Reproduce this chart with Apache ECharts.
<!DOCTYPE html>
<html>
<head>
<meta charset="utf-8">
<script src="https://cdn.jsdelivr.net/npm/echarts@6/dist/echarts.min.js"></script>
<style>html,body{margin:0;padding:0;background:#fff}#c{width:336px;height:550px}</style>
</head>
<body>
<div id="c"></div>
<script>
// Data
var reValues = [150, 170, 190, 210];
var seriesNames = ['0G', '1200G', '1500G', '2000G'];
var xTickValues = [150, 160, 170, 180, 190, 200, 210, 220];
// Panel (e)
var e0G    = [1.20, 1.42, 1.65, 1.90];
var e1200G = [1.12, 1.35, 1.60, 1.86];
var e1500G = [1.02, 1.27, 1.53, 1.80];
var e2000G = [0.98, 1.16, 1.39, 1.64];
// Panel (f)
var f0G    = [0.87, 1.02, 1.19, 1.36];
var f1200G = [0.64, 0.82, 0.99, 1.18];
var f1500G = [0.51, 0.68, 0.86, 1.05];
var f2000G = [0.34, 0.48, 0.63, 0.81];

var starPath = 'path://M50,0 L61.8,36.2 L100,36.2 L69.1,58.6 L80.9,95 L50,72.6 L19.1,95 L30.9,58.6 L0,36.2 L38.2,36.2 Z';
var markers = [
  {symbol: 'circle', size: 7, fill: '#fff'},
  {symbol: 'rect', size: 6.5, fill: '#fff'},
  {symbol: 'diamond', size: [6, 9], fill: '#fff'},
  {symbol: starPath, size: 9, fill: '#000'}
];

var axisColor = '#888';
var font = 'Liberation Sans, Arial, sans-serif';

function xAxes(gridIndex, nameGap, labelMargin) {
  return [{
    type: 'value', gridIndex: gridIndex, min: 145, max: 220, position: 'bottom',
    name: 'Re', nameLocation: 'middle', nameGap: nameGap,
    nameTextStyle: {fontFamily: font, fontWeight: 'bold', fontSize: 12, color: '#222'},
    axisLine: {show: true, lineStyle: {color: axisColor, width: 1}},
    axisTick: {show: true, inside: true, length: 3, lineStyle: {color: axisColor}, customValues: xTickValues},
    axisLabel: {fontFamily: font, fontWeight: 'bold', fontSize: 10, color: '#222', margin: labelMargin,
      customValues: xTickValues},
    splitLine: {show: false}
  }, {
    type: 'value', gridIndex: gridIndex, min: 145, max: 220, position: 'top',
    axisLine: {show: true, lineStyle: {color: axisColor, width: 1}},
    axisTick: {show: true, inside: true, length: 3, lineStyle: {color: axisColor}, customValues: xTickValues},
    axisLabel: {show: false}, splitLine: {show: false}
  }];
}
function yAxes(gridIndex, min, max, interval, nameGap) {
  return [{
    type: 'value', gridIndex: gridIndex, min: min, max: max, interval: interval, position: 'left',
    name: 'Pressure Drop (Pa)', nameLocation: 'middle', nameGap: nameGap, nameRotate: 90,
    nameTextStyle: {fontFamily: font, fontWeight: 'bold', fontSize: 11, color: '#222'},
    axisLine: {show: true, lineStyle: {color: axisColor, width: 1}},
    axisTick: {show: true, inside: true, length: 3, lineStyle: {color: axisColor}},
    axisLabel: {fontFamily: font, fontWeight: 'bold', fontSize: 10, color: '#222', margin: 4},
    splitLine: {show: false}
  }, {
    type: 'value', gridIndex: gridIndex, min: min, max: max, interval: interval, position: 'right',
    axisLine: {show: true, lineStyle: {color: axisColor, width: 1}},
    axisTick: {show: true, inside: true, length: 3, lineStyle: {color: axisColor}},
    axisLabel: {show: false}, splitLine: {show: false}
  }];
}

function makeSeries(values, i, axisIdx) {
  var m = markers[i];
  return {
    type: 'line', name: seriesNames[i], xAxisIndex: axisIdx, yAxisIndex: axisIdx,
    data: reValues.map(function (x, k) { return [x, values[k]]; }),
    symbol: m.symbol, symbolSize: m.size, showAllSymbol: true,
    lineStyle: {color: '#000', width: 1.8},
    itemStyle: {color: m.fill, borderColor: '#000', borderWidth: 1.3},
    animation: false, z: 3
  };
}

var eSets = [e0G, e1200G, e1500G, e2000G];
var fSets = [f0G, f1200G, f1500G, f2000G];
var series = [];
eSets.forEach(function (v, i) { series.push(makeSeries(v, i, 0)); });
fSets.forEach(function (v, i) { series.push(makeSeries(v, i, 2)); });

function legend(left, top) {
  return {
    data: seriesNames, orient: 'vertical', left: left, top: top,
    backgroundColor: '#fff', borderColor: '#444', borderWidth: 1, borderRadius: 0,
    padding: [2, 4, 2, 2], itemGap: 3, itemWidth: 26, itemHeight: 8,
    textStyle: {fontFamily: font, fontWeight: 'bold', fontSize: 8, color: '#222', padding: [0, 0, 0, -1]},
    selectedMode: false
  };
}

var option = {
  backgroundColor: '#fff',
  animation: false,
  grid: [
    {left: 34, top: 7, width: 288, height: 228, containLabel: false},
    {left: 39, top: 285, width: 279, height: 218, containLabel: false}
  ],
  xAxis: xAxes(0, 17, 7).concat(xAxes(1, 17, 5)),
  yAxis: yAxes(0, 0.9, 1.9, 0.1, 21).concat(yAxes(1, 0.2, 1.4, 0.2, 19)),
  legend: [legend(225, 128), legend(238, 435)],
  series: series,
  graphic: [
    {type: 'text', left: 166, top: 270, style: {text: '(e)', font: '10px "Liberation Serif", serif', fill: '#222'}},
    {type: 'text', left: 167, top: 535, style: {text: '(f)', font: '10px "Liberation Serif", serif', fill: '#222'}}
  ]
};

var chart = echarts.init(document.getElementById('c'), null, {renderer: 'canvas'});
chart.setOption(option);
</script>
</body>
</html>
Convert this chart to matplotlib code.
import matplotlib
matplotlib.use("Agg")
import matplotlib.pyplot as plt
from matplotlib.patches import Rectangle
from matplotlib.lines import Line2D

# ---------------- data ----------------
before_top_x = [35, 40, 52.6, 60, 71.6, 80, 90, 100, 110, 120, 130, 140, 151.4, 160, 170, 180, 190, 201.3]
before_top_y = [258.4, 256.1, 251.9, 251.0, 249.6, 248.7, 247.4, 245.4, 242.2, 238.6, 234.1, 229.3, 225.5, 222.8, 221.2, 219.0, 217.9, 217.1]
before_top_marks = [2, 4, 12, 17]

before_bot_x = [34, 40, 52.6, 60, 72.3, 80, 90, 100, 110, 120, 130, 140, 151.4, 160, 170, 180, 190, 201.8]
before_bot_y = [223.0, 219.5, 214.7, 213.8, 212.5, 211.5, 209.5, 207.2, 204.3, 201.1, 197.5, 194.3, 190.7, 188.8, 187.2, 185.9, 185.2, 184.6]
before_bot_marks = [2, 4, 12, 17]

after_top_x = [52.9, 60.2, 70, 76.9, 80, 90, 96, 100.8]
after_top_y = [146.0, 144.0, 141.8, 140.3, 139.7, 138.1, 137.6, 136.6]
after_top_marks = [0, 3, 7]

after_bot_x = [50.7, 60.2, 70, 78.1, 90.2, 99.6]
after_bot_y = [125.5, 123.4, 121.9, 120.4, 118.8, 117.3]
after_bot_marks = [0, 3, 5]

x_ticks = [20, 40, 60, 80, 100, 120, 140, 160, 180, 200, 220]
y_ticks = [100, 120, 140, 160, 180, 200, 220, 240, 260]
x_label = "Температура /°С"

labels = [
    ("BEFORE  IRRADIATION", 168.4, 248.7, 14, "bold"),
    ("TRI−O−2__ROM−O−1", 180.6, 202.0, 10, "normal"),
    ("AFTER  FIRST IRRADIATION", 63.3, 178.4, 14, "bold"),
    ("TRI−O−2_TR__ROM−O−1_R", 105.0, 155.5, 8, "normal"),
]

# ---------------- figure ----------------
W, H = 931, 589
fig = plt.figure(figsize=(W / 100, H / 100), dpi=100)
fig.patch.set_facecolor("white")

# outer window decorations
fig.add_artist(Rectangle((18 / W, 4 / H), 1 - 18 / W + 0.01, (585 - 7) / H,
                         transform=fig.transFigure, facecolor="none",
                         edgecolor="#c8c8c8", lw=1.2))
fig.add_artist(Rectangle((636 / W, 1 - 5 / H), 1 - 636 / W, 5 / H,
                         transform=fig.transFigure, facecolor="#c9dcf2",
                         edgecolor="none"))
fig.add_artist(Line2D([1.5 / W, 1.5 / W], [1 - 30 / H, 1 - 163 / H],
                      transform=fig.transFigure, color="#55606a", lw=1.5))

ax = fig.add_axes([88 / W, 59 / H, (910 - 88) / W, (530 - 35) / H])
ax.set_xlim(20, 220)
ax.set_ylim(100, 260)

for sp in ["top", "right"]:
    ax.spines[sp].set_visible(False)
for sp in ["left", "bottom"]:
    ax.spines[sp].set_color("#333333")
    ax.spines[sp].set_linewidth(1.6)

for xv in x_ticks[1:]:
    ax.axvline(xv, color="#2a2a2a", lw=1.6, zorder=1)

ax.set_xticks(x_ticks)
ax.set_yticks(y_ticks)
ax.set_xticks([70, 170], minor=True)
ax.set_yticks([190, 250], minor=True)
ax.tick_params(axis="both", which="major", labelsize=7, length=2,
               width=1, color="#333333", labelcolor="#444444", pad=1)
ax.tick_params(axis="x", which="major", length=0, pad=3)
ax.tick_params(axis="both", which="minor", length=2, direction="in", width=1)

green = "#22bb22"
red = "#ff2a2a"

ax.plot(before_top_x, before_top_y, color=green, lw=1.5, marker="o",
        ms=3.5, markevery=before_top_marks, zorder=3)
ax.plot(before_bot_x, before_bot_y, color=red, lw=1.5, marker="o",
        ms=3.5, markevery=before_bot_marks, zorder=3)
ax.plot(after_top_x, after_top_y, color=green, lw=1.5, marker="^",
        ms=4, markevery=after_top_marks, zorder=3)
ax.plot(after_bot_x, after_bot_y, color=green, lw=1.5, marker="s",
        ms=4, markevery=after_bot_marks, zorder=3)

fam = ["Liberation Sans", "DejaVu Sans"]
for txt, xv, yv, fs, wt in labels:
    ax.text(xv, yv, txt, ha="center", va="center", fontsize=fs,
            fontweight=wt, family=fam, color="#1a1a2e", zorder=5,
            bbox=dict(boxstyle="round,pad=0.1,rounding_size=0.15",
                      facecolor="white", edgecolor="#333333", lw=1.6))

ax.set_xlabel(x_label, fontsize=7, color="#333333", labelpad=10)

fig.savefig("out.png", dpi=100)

################

--- YOUR TASK ---
Return, from the data, each line that has the word "matplotlib" in it.

--- OUTPUT OF THE EXERCISE ---
Convert this chart to matplotlib code.
import matplotlib
matplotlib.use("Agg")
import matplotlib.pyplot as plt
from matplotlib.patches import Rectangle
from matplotlib.lines import Line2D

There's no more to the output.